Last week, I was driving my friend somewhere and she asked if we could stop by Starbucks. I don’t usually go to Starbucks but she offered to pay and I wanted coffee. We get to the drive-thru and I order a Frappuccino and a cake pop. For the entire time we’re in the line to the window, my friend has this weird pinched look on her face.
After we pull out, she says, “Isn’t that a kid’s order? I’ve never met an adult who orders a Frappuccino, let alone one with a cake pop…” Now, this hurt my feelings. But I am a very non-confrontational person, so I just said, “Oh,” and moved on. Now, a week later, she’s brought it up (as a mean joke) nearly every day since.
Dear Cake Pop Demon Hunter,
Benefit of the doubt: Your friend is making what she thinks is a harmless joke and does not realize that it’s hurting you.

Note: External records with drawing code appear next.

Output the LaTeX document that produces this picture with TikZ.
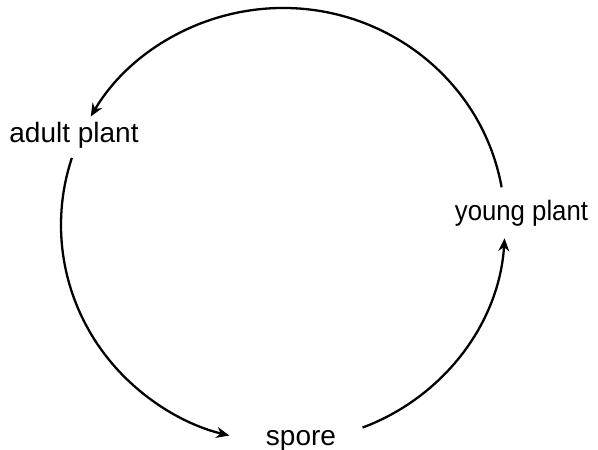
\documentclass[tikz,border=0pt]{standalone}
\usepackage{fontspec}
\setmainfont{Liberation Sans}
\usetikzlibrary{arrows.meta,calc}
\begin{document}
\begin{tikzpicture}[x=1pt,y=-1pt,
  lbl/.style={font=\fontsize{28}{32}\selectfont, anchor=base, inner sep=0pt},
  cyc/.style={line width=2.3pt, -{Stealth[length=13pt,width=11pt]}}]
\useasboundingbox (0,0) rectangle (598,450);
\coordinate (c) at (283,225);
\node[lbl] (adult) at (74,142) {adult plant};
\node[lbl, xscale=0.92] (young) at (521.5,220) {young plant};
\node[lbl] (spore) at (301,445) {spore};
% arc start points on the ellipse (rx=222, ry=217), y axis pointing down
\coordinate (s1) at ($(c)+({222*cos(10)},{-217*sin(10)})$);
\coordinate (s2) at ($(c)+({222*cos(162)},{-217*sin(162)})$);
\coordinate (s3) at ($(c)+({222*cos(-69)},{-217*sin(-69)})$);
\draw[cyc] (s1) arc[start angle=-10, end angle=-150, x radius=222, y radius=217];
\draw[cyc] (s2) arc[start angle=-162, end angle=-256, x radius=222, y radius=217];
\draw[cyc] (s3) arc[start angle=69, end angle=3.5, x radius=222, y radius=217];
\end{tikzpicture}
\end{document}
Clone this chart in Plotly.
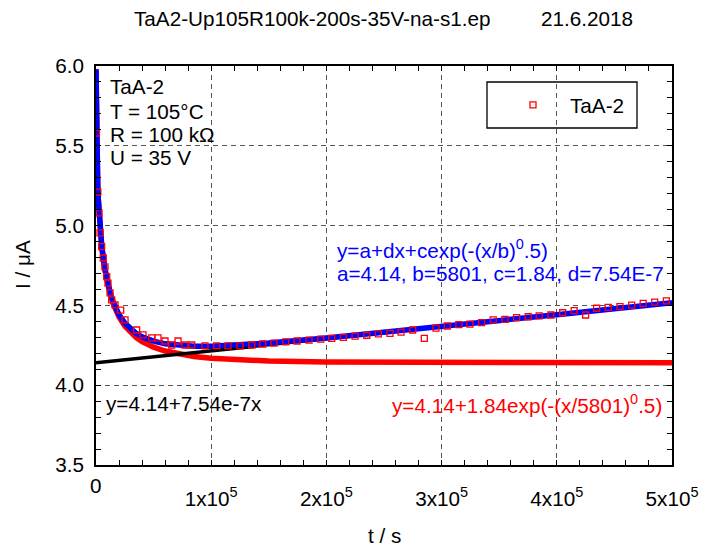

Of course, not everyone deserves the benefit of the doubt. Some people are, in the wise words of NeNe Leakes, so nasty and so rude. But this person is your friend, and I’d hope you are not friends with someone terrible. Also, you haven’t told her how these jokes make you feel, so we can forgive the fact that she doesn’t know.
Next time she makes a joke about this, just tell her the truth: “Hey, the teasing about my Starbucks order is actually hurtful to me. Can you please cut it out?” I suspect it might be that simple.
And to answer your first question about whether it’s childish for an adult to order a cake pop: No! Getting to buy yourself treats is the one good thing about adulthood. The rest is just paying taxes and being put on hold by your insurance company. Enjoy your treats.
4.
Sharks, I am seeking $100,000 for my latest invention: A cake pop that is strictly for the 18-plus crowd.
Guaranteed to take the edge off.
My ex gave me a 3D-printed cat figurine when we were dating. I am now in a new relationship and would like to get rid of my ex’s old gift. Would it be wrong of me to give it to my new boyfriend? He is very much into 3D printing and regularly prints lots of cool stuff. Or should I keep it in my drawer and continue to let it collect dust?
Would it be wrong to give it to him? Nah. A little weird? Sure. But weird is fun! Relationships are built on shared weirdnesses. If you’re not bothered by your boyfriend having this trinket and he’s not bothered by its origin story, then you’re the same type of weird and that’s beautiful.
Just make sure you’re upfront about the origin story, though. Deceiving him about where it came from would, of course, be wrong.